La Hongrie critique vertement l'Allemagne, qui a décidé de ne pas renvoyer les réfugiés syriens vers leur pays d'entrée en Europe, ce qui crée selon elle un appel d'air.

"L'Europe doit arrêter de susciter des rêves et des espoirs irréalistes", a martelé son ministre des Affaires étrangères Peter Szijjarto.

La République tchèque et la Slovaquie ont pour leur part proposé d'ouvrir un couloir ferroviaire pour transporter les réfugiés syriens de la Hongrie vers l'Allemagne, si Budapest et Berlin sont d'accord.

Les Européens sont sous pression pour faire preuve de solidarité après que plus de 300.000 personnes ont traversé la Méditerranée depuis le début de l'année, et que plus de 2.600 sont mortes en effectuant ce périple.

Les divergences au sein de l'Union, "entre l'Est et l'Ouest" selon le président du Conseil européen Donald Tusk, révèlent un continent déchiré entre la fermeté face à l'afflux massif de déplacés à ses frontières extérieures et les appels à la solidarité.

"Nous vivons un moment de vérité dans l'Histoire européenne. Nous pouvons réussir, ensemble et unis, ou nous pouvons échouer chacun à sa propre façon, dans son propre pays, ou sur ses propres îles", a jugé le numéro deux de la Commission européenne, Frans Timmermans, en visite à Kos.

La Commission européenne va proposer aux Etats membres de l'UE de se répartir l'accueil de 120.000 réfugiés récemment entrés en Grèce, en Hongrie et en Italie.

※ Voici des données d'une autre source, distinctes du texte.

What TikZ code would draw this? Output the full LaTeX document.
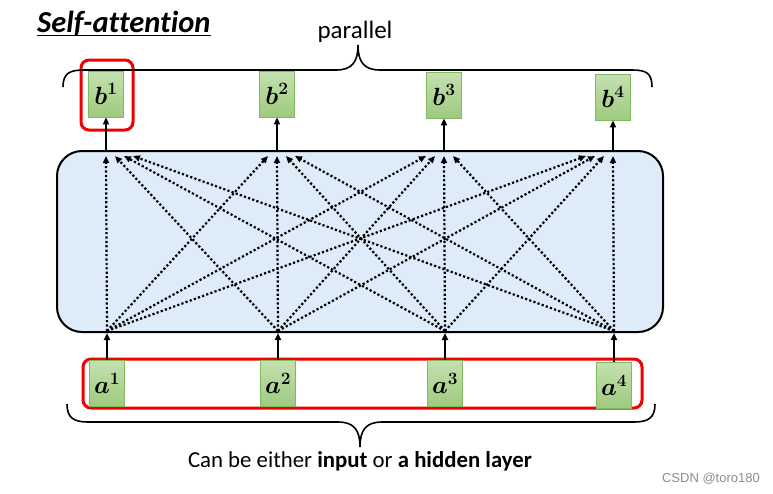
\documentclass[tikz,border=0pt]{standalone}
\usepackage{amsmath,amssymb}
\usepackage{fontspec}
\setmainfont{Carlito}[Ligatures=NoCommon]
\newfontfamily\wmfont{Liberation Sans}
\usepackage{tikz}
\usetikzlibrary{arrows.meta,calc}
\definecolor{vectop}{RGB}{196,224,176}
\definecolor{vecbot}{RGB}{158,202,126}
\definecolor{vecline}{RGB}{128,186,96}
\definecolor{attnfill}{RGB}{222,235,248}
\definecolor{hired}{RGB}{240,0,0}
\definecolor{wmgray}{RGB}{140,140,140}

\begin{document}
\begin{tikzpicture}[x=1pt, y=-1pt,
	vecbox/.style={draw=vecline, line width=0.8pt, top color=vectop, bottom color=vecbot, minimum width=35pt, minimum height=46pt, inner sep=0, font=\fontsize{24}{26}\selectfont},
	attnbox/.style={draw, line width=2pt, fill=attnfill, rounded corners=25pt, minimum width=606pt, minimum height=181pt},
	hilite/.style={draw=hired, line width=3pt, rounded corners=8pt},
	solidarr/.style={line width=2pt, -{Triangle[length=7pt,width=6pt]}},
	dotarr/.style={line width=2.2pt, dash pattern=on 2.2pt off 2.2pt, -{Triangle[length=7pt,width=6pt]}},
	brace/.style={line width=1.6pt}
]
\useasboundingbox (0,0) rectangle (773,493);

%title
\node[anchor=base west, inner sep=0, font=\fontsize{30.5}{33}\selectfont\bfseries\itshape] (title) at (37,32) {Self-attention};
\draw[line width=1.6pt] ([yshift=-3.5pt]title.base west) -- ([yshift=-3.5pt]title.base east);

\node[attnbox] (attn) at (360,241.5) {};

\node[hilite, minimum width=52pt, minimum height=70pt] (sel) at (107,95) {};
\node[hilite, minimum width=559pt, minimum height=49pt] (inrow) at (362.5,383.5) {};

\node[vecbox] (b1) at (106,94) {$\boldsymbol{b}^{\boldsymbol{1}}$};
\node[vecbox] (b2) at (277,94) {$\boldsymbol{b}^{\boldsymbol{2}}$};
\node[vecbox] (b3) at (444,95) {$\boldsymbol{b}^{\boldsymbol{3}}$};
\node[vecbox] (b4) at (613,97) {$\boldsymbol{b}^{\boldsymbol{4}}$};

\node[vecbox] (a1) at (107,383.5) {$\boldsymbol{a}^{\boldsymbol{1}}$};
\node[vecbox] (a2) at (278,383.5) {$\boldsymbol{a}^{\boldsymbol{2}}$};
\node[vecbox] (a3) at (445,383.5) {$\boldsymbol{a}^{\boldsymbol{3}}$};
\node[vecbox] (a4) at (614,385) {$\boldsymbol{a}^{\boldsymbol{4}}$};

\foreach \k in {1,...,4} {
	\coordinate (in\k) at ($(a\k |- attn.south)+(0,-2)$);
	\coordinate (out\k) at ($(b\k |- attn.north)+(0,6)$);
	\draw[solidarr] (a\k.north) -- (a\k |- attn.south);
	\draw[solidarr] (b\k |- attn.north) -- (b\k.south);
}
\foreach \i in {1,...,4}
	\foreach \j in {1,...,4}
		\draw[dotarr] (in\i) -- ($(out\j)+({9*(\i-\j)},0)$);

%braces
\draw[brace] (63,87) .. controls (63,73) and (70,70) .. (84,70) -- (336,70) .. controls (352,70) and (358,62) .. (358,45) .. controls (358,62) and (364,70) .. (380,70) -- (632,70) .. controls (646,70) and (652,73) .. (652,87);
\draw[brace] (67,404) .. controls (67,418) and (74,422) .. (88,422) -- (338,422) .. controls (354,422) and (360,430) .. (360,447) .. controls (360,430) and (366,422) .. (382,422) -- (634,422) .. controls (648,422) and (655,418) .. (655,404);

\node[anchor=base, inner sep=0, font=\fontsize{25}{28}\selectfont] (par) at (355,38) {parallel};
\node[anchor=base, inner sep=0, font=\fontsize{22.8}{26}\selectfont] (note) at (360,467) {Can be either \textbf{input} or \textbf{a hidden layer}};
\node[anchor=base east, inner sep=0, font=\wmfont\fontsize{13}{15}\selectfont, text=wmgray] (wm) at (760,482) {CSDN @toro180};
\end{tikzpicture}
\end{document}
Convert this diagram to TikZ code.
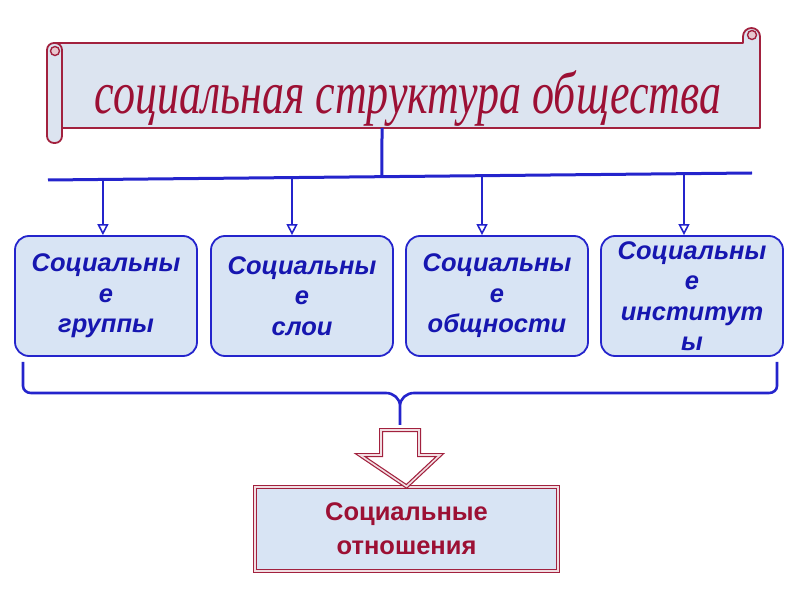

Elle envisage aussi de demander des compensations financières - pour une durée limitée et "des raisons objectives" - aux pays qui refuseraient d'accueillir des réfugiés sur leur sol, selon une source européenne.

L'Allemagne, qui va recevoir un nombre record de 800.000 demandes d'asile cette année, et la France plaident ouvertement pour un système de répartition européen, la chancelière allemande Angela Merkel évoquant des "quotas contraignants".

Dans le même temps, à Madrid et à Barcelone, des centaines de personnes ont manifesté vendredi soir pour réclamer de davantage aider les migrants.